Anemia. About 75% of people with mixed connective tissue disease have iron deficiency anemia.
Tissue death. People with severe Raynaud's disease can develop gangrene in the fingers.
Hearing loss. In one small study, hearing loss was reported in almost half the patients with mixed connective tissue disease. More research is needed to understand this association.
Nerve damage. Sjogren syndrome can affect the nerve that carries feeling from your face to your brain (trigeminal nerve). If you have trigeminal neuralgia, even mild stimulation of your face — such as from brushing your teeth or putting on makeup — can trigger a jolt of severe pain.

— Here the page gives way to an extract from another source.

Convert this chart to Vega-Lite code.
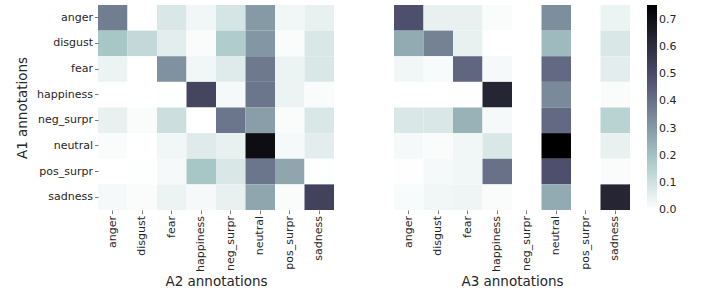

During the physical exam, your doctor may check you for swollen hands and painful, swollen joints. You might also need a blood test to check for a certain antibody that is associated with mixed connective tissue disease.
There's no cure for mixed connective tissue disease. Medication can help manage the signs and symptoms.
The type of medication prescribed depends on the severity of your disease and your symptoms. Medications can include:
Corticosteroids. Drugs, such as prednisone (Deltasone, Rayos), can help prevent your immune system from attacking healthy cells and suppress inflammation. Side effects of corticosteroids can include mood swings, weight gain, high blood sugar, increased blood pressure, weakened bones and cataracts.
Antimalarial drugs. Hydroxychloroquine (Plaquenil) can treat mild mixed connective tissue disease and might prevent flare-ups.
Calcium channel blockers. This category of medications, including nifedipine (Adalat CC, Procardia) and amlodipine (Norvasc), that help relax the muscles in the walls of your blood vessels might be used to treat Raynaud's phenomenon.
Other immunosuppressants. Your doctor might prescribe other medications based on your signs and symptoms. For example, if they're similar to those of lupus, your doctor might recommend medications typically prescribed for people with lupus.
Pulmonary hypertension medications. Bosentan (Tracleer) or sildenafil (Revatio, Viagra) might be prescribed.
Lifestyle and home remedies
Other ways to control symptoms of mixed connective tissue disease include:
Nonsteroidal anti-inflammatory drugs. These medications, such as ibuprofen (Advil, Motrin IB, others) or naproxen sodium (Aleve), might help relieve the pain and inflammation if your condition is mild.
Protecting hands from cold. Wearing gloves and taking other measures to keep your hands warm can help prevent Raynaud's phenomenon.
Not smoking. Smoking causes blood vessels to narrow, which can worsen the effects of Raynaud's phenomenon.
Reducing stress. Raynaud's phenomenon is often triggered by stress. Relaxation techniques — such as slowing and focusing on your breathing — can help reduce your stress levels.
Preparing for an appointment
You might be referred to a doctor who specializes in joint diseases (rheumatologist).
What you can do
Have a friend or relative accompany you to your appointment to help you retain the information you get.
Make a list of:
Your symptoms, including any that may seem unrelated to the reason why you scheduled the appointment, and when they began
Key medical information, including other conditions you have and whether anyone in your family has had similar problems
All the medications, vitamins or other supplements you take, including doses
Questions to ask your doctor
Some basic questions you might want answered include:
What's the most likely cause of my symptoms?
What tests do I need?
What treatments are available?
I have other health conditions. How can I best manage them together?
Don't hesitate to ask other questions.
What to expect from your doctor
Your doctor is likely to ask you questions, such as:
Have your symptoms been continuous or occasional?
How severe are your symptoms?
What, if anything, seems to improve or worsen your symptoms?